§ Work to be completed:
Your task is to give the listing below back word for word, pictures excluded.

===

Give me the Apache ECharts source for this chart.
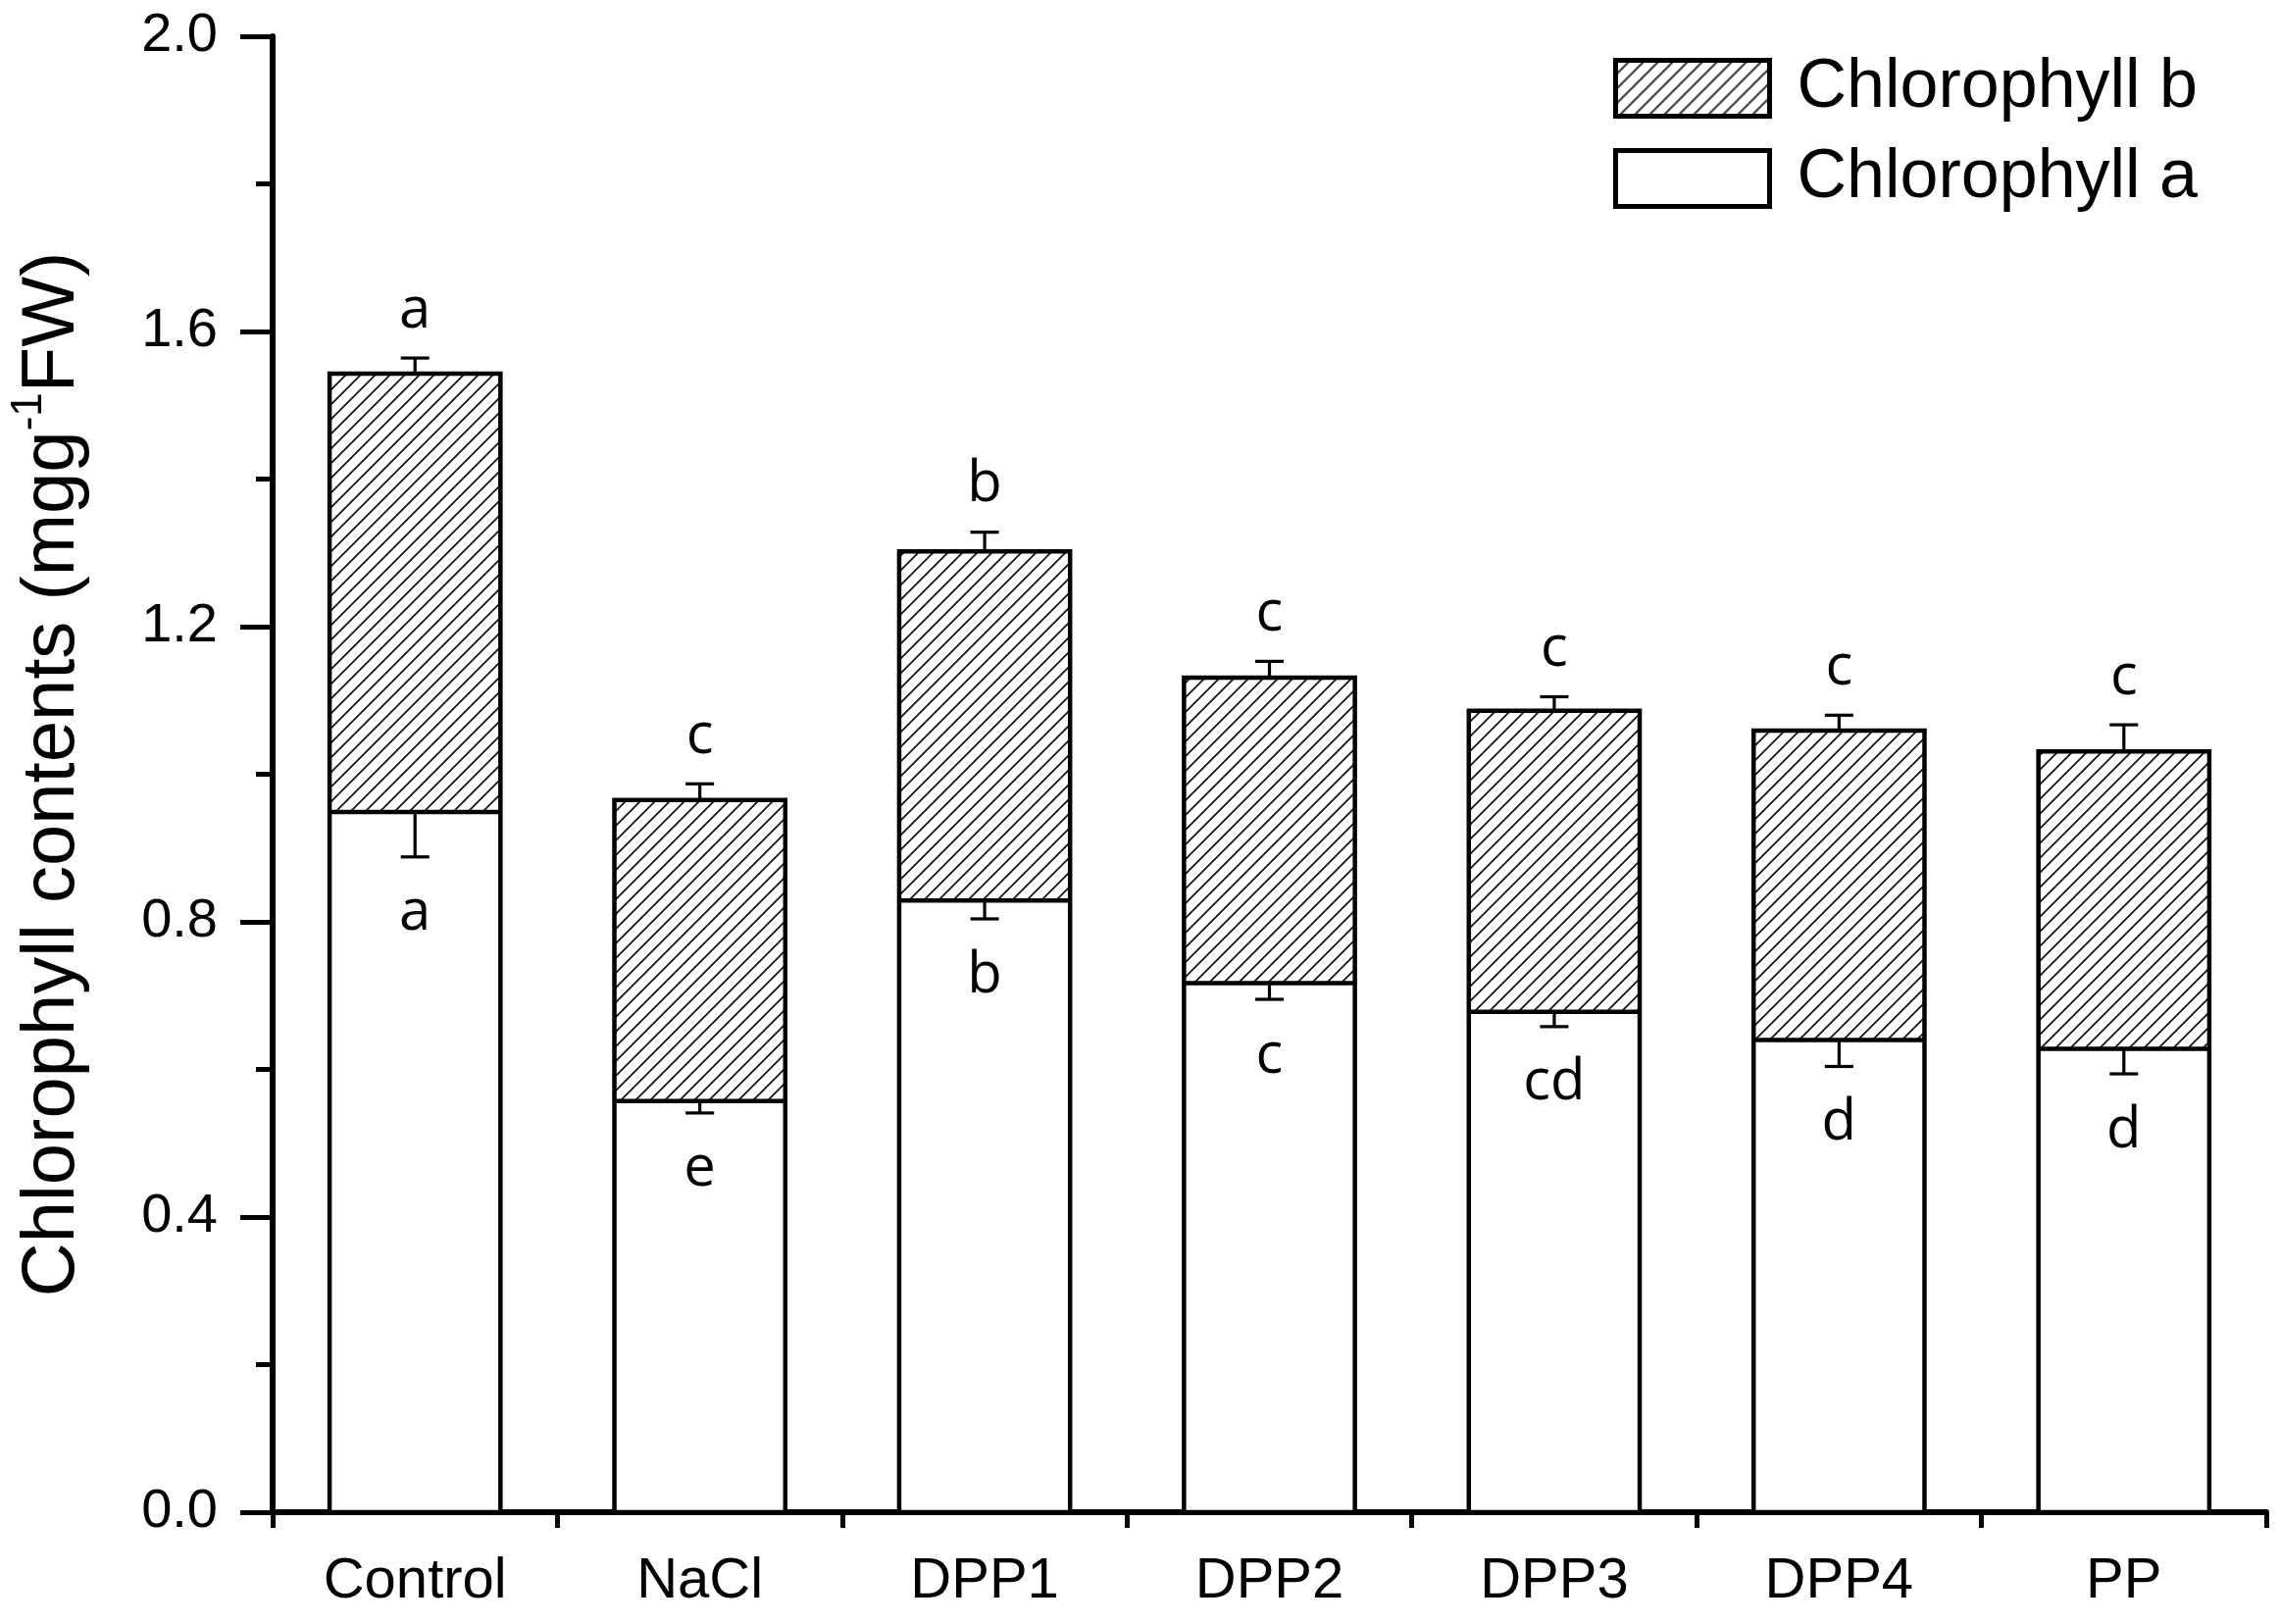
<!DOCTYPE html>
<html>
<head>
<meta charset="utf-8">
<script src="https://cdn.jsdelivr.net/npm/echarts@6/dist/echarts.min.js"></script>
<style>
html,body{margin:0;padding:0;background:#fff;}
#chart{width:2325px;height:1656px;}
</style>
</head>
<body>
<div id="chart"></div>
<script>
const categories = ['Control', 'NaCl', 'DPP1', 'DPP2', 'DPP3', 'DPP4', 'PP'];
const chlA = [0.949, 0.557, 0.829, 0.717, 0.678, 0.640, 0.628];
const chlB = [0.594, 0.408, 0.473, 0.414, 0.408, 0.419, 0.403];
const chlAErr = [0.061, 0.016, 0.025, 0.022, 0.020, 0.036, 0.034];
const totalErr = [0.021, 0.022, 0.026, 0.022, 0.019, 0.021, 0.036];
const letterA = ['a', 'e', 'b', 'c', 'cd', 'd', 'd'];
const letterTotal = ['a', 'c', 'b', 'c', 'c', 'c', 'c'];
const yMin = 0, yMax = 2.0, yInterval = 0.4;

// hatch pattern
const tile = document.createElement('canvas');
const T = 15;
tile.width = T; tile.height = T;
const g = tile.getContext('2d');
g.fillStyle = '#fff';
g.fillRect(0, 0, T, T);
g.strokeStyle = '#111';
g.lineWidth = 1.7;
g.beginPath();
g.moveTo(-2, T + 2); g.lineTo(T + 2, -2);
g.moveTo(-2, 2); g.lineTo(2, -2);
g.moveTo(T - 2, T + 2); g.lineTo(T + 2, T - 2);
g.stroke();
const hatch = { image: tile, repeat: 'repeat' };

const errData = categories.map((c, i) => [i, chlA[i], chlB[i], chlAErr[i], totalErr[i]]);

const chart = echarts.init(document.getElementById('chart'), null, { renderer: 'canvas' });
const black = '#000';
const barRatio = 0.6;
const option = {
  backgroundColor: '#fff',
  animation: false,
  grid: { left: 267, right: 14, top: 37, bottom: 114, containLabel: false },
  legend: {
    data: ['Chlorophyll b', 'Chlorophyll a'],
    orient: 'vertical',
    left: 1640,
    top: 50,
    icon: 'rect',
    itemWidth: 157,
    itemHeight: 57,
    itemGap: 22,
    selectedMode: false,
    itemStyle: { borderColor: black, borderWidth: 5 },
    textStyle: { fontFamily: 'Liberation Sans', fontSize: 70, color: black, padding: [0, 0, 0, 23] }
  },
  xAxis: [{
    type: 'category',
    data: categories,
    axisLine: { lineStyle: { color: black, width: 6 } },
    axisTick: { alignWithLabel: true, length: 33, lineStyle: { color: black, width: 5 } },
    axisLabel: { fontFamily: 'Liberation Sans', fontSize: 58, color: black, margin: 42 },
    splitLine: { show: false }
  }, {
    type: 'category',
    data: categories,
    position: 'bottom',
    axisLine: { show: false },
    axisTick: { show: true, length: 16, lineStyle: { color: black, width: 5 } },
    axisLabel: { show: false },
    splitLine: { show: false }
  }],
  yAxis: {
    type: 'value',
    min: yMin, max: yMax, interval: yInterval,
    axisLine: { show: true, lineStyle: { color: black, width: 6 } },
    axisTick: { show: true, length: 33, lineStyle: { color: black, width: 5 } },
    minorTick: { show: true, splitNumber: 2, length: 17, lineStyle: { color: black, width: 5 } },
    splitLine: { show: false },
    axisLabel: { fontFamily: 'Liberation Sans', fontSize: 56, color: black, margin: 56, formatter: v => v.toFixed(1) },
    name: '{m|Chlorophyll contents (mgg}{s|-1}{m|FW)}',
    nameLocation: 'middle',
    nameRotate: 90,
    nameGap: 186,
    nameTextStyle: {
      rich: {
        m: { fontFamily: 'Liberation Sans', fontSize: 76, color: black, verticalAlign: 'bottom', lineHeight: 84 },
        s: { fontFamily: 'Liberation Sans', fontSize: 44, color: black, verticalAlign: 'top', lineHeight: 84 }
      }
    }
  },
  series: [{
    name: 'Chlorophyll a',
    type: 'bar',
    stack: 'chl',
    barWidth: (barRatio * 100) + '%',
    data: chlA,
    itemStyle: { color: '#fff', borderWidth: 0 }
  }, {
    name: 'Chlorophyll b',
    type: 'bar',
    stack: 'chl',
    barWidth: (barRatio * 100) + '%',
    data: chlB,
    itemStyle: { color: hatch, borderWidth: 0 }
  }, {
    name: 'err',
    type: 'custom',
    z: 5,
    data: errData,
    renderItem: function (params, api) {
      const i = api.value(0);
      const a = api.value(1), b = api.value(2), ea = api.value(3), et = api.value(4);
      const p0 = api.coord([i, 0]);
      const pA = api.coord([i, a]);
      const pAl = api.coord([i, a - ea]);
      const pT = api.coord([i, a + b]);
      const pTe = api.coord([i, a + b + et]);
      const w = api.size([1, 0])[0] * barRatio;
      const cap = 14.5;
      const ls = { stroke: black, lineWidth: 3.2 };
      const bs = { fill: null, stroke: black, lineWidth: 4.5 };
      const font = '58px "Open Sans"';
      return {
        type: 'group',
        children: [
          { type: 'rect', shape: { x: pT[0] - w / 2, y: pT[1], width: w, height: p0[1] - pT[1] }, style: bs },
          { type: 'line', shape: { x1: pA[0] - w / 2, y1: pA[1], x2: pA[0] + w / 2, y2: pA[1] }, style: bs },
          { type: 'line', shape: { x1: pT[0], y1: pT[1], x2: pTe[0], y2: pTe[1] }, style: ls },
          { type: 'line', shape: { x1: pTe[0] - cap, y1: pTe[1], x2: pTe[0] + cap, y2: pTe[1] }, style: ls },
          { type: 'line', shape: { x1: pA[0], y1: pA[1], x2: pAl[0], y2: pAl[1] }, style: ls },
          { type: 'line', shape: { x1: pAl[0] - cap, y1: pAl[1], x2: pAl[0] + cap, y2: pAl[1] }, style: ls },
          { type: 'text', x: pTe[0], y: pTe[1] - 48, style: { text: letterTotal[i], font: font, fill: black, align: 'center', verticalAlign: 'middle' } },
          { type: 'text', x: pAl[0], y: pAl[1] + 58, style: { text: letterA[i], font: font, fill: black, align: 'center', verticalAlign: 'middle' } }
        ]
      };
    }
  }]
};
chart.setOption(option);
</script>
</body>
</html>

===

§ Reply:
Give me the Apache ECharts source for this chart.
<!DOCTYPE html>
<html>
<head>
<meta charset="utf-8">
<script src="https://cdn.jsdelivr.net/npm/echarts@6/dist/echarts.min.js"></script>
<style>
html,body{margin:0;padding:0;background:#fff;}
#chart{width:2325px;height:1656px;}
</style>
</head>
<body>
<div id="chart"></div>
<script>
const categories = ['Control', 'NaCl', 'DPP1', 'DPP2', 'DPP3', 'DPP4', 'PP'];
const chlA = [0.949, 0.557, 0.829, 0.717, 0.678, 0.640, 0.628];
const chlB = [0.594, 0.408, 0.473, 0.414, 0.408, 0.419, 0.403];
const chlAErr = [0.061, 0.016, 0.025, 0.022, 0.020, 0.036, 0.034];
const totalErr = [0.021, 0.022, 0.026, 0.022, 0.019, 0.021, 0.036];
const letterA = ['a', 'e', 'b', 'c', 'cd', 'd', 'd'];
const letterTotal = ['a', 'c', 'b', 'c', 'c', 'c', 'c'];
const yMin = 0, yMax = 2.0, yInterval = 0.4;

// hatch pattern
const tile = document.createElement('canvas');
const T = 15;
tile.width = T; tile.height = T;
const g = tile.getContext('2d');
g.fillStyle = '#fff';
g.fillRect(0, 0, T, T);
g.strokeStyle = '#111';
g.lineWidth = 1.7;
g.beginPath();
g.moveTo(-2, T + 2); g.lineTo(T + 2, -2);
g.moveTo(-2, 2); g.lineTo(2, -2);
g.moveTo(T - 2, T + 2); g.lineTo(T + 2, T - 2);
g.stroke();
const hatch = { image: tile, repeat: 'repeat' };

const errData = categories.map((c, i) => [i, chlA[i], chlB[i], chlAErr[i], totalErr[i]]);

const chart = echarts.init(document.getElementById('chart'), null, { renderer: 'canvas' });
const black = '#000';
const barRatio = 0.6;
const option = {
  backgroundColor: '#fff',
  animation: false,
  grid: { left: 267, right: 14, top: 37, bottom: 114, containLabel: false },
  legend: {
    data: ['Chlorophyll b', 'Chlorophyll a'],
    orient: 'vertical',
    left: 1640,
    top: 50,
    icon: 'rect',
    itemWidth: 157,
    itemHeight: 57,
    itemGap: 22,
    selectedMode: false,
    itemStyle: { borderColor: black, borderWidth: 5 },
    textStyle: { fontFamily: 'Liberation Sans', fontSize: 70, color: black, padding: [0, 0, 0, 23] }
  },
  xAxis: [{
    type: 'category',
    data: categories,
    axisLine: { lineStyle: { color: black, width: 6 } },
    axisTick: { alignWithLabel: true, length: 33, lineStyle: { color: black, width: 5 } },
    axisLabel: { fontFamily: 'Liberation Sans', fontSize: 58, color: black, margin: 42 },
    splitLine: { show: false }
  }, {
    type: 'category',
    data: categories,
    position: 'bottom',
    axisLine: { show: false },
    axisTick: { show: true, length: 16, lineStyle: { color: black, width: 5 } },
    axisLabel: { show: false },
    splitLine: { show: false }
  }],
  yAxis: {
    type: 'value',
    min: yMin, max: yMax, interval: yInterval,
    axisLine: { show: true, lineStyle: { color: black, width: 6 } },
    axisTick: { show: true, length: 33, lineStyle: { color: black, width: 5 } },
    minorTick: { show: true, splitNumber: 2, length: 17, lineStyle: { color: black, width: 5 } },
    splitLine: { show: false },
    axisLabel: { fontFamily: 'Liberation Sans', fontSize: 56, color: black, margin: 56, formatter: v => v.toFixed(1) },
    name: '{m|Chlorophyll contents (mgg}{s|-1}{m|FW)}',
    nameLocation: 'middle',
    nameRotate: 90,
    nameGap: 186,
    nameTextStyle: {
      rich: {
        m: { fontFamily: 'Liberation Sans', fontSize: 76, color: black, verticalAlign: 'bottom', lineHeight: 84 },
        s: { fontFamily: 'Liberation Sans', fontSize: 44, color: black, verticalAlign: 'top', lineHeight: 84 }
      }
    }
  },
  series: [{
    name: 'Chlorophyll a',
    type: 'bar',
    stack: 'chl',
    barWidth: (barRatio * 100) + '%',
    data: chlA,
    itemStyle: { color: '#fff', borderWidth: 0 }
  }, {
    name: 'Chlorophyll b',
    type: 'bar',
    stack: 'chl',
    barWidth: (barRatio * 100) + '%',
    data: chlB,
    itemStyle: { color: hatch, borderWidth: 0 }
  }, {
    name: 'err',
    type: 'custom',
    z: 5,
    data: errData,
    renderItem: function (params, api) {
      const i = api.value(0);
      const a = api.value(1), b = api.value(2), ea = api.value(3), et = api.value(4);
      const p0 = api.coord([i, 0]);
      const pA = api.coord([i, a]);
      const pAl = api.coord([i, a - ea]);
      const pT = api.coord([i, a + b]);
      const pTe = api.coord([i, a + b + et]);
      const w = api.size([1, 0])[0] * barRatio;
      const cap = 14.5;
      const ls = { stroke: black, lineWidth: 3.2 };
      const bs = { fill: null, stroke: black, lineWidth: 4.5 };
      const font = '58px "Open Sans"';
      return {
        type: 'group',
        children: [
          { type: 'rect', shape: { x: pT[0] - w / 2, y: pT[1], width: w, height: p0[1] - pT[1] }, style: bs },
          { type: 'line', shape: { x1: pA[0] - w / 2, y1: pA[1], x2: pA[0] + w / 2, y2: pA[1] }, style: bs },
          { type: 'line', shape: { x1: pT[0], y1: pT[1], x2: pTe[0], y2: pTe[1] }, style: ls },
          { type: 'line', shape: { x1: pTe[0] - cap, y1: pTe[1], x2: pTe[0] + cap, y2: pTe[1] }, style: ls },
          { type: 'line', shape: { x1: pA[0], y1: pA[1], x2: pAl[0], y2: pAl[1] }, style: ls },
          { type: 'line', shape: { x1: pAl[0] - cap, y1: pAl[1], x2: pAl[0] + cap, y2: pAl[1] }, style: ls },
          { type: 'text', x: pTe[0], y: pTe[1] - 48, style: { text: letterTotal[i], font: font, fill: black, align: 'center', verticalAlign: 'middle' } },
          { type: 'text', x: pAl[0], y: pAl[1] + 58, style: { text: letterA[i], font: font, fill: black, align: 'center', verticalAlign: 'middle' } }
        ]
      };
    }
  }]
};
chart.setOption(option);
</script>
</body>
</html>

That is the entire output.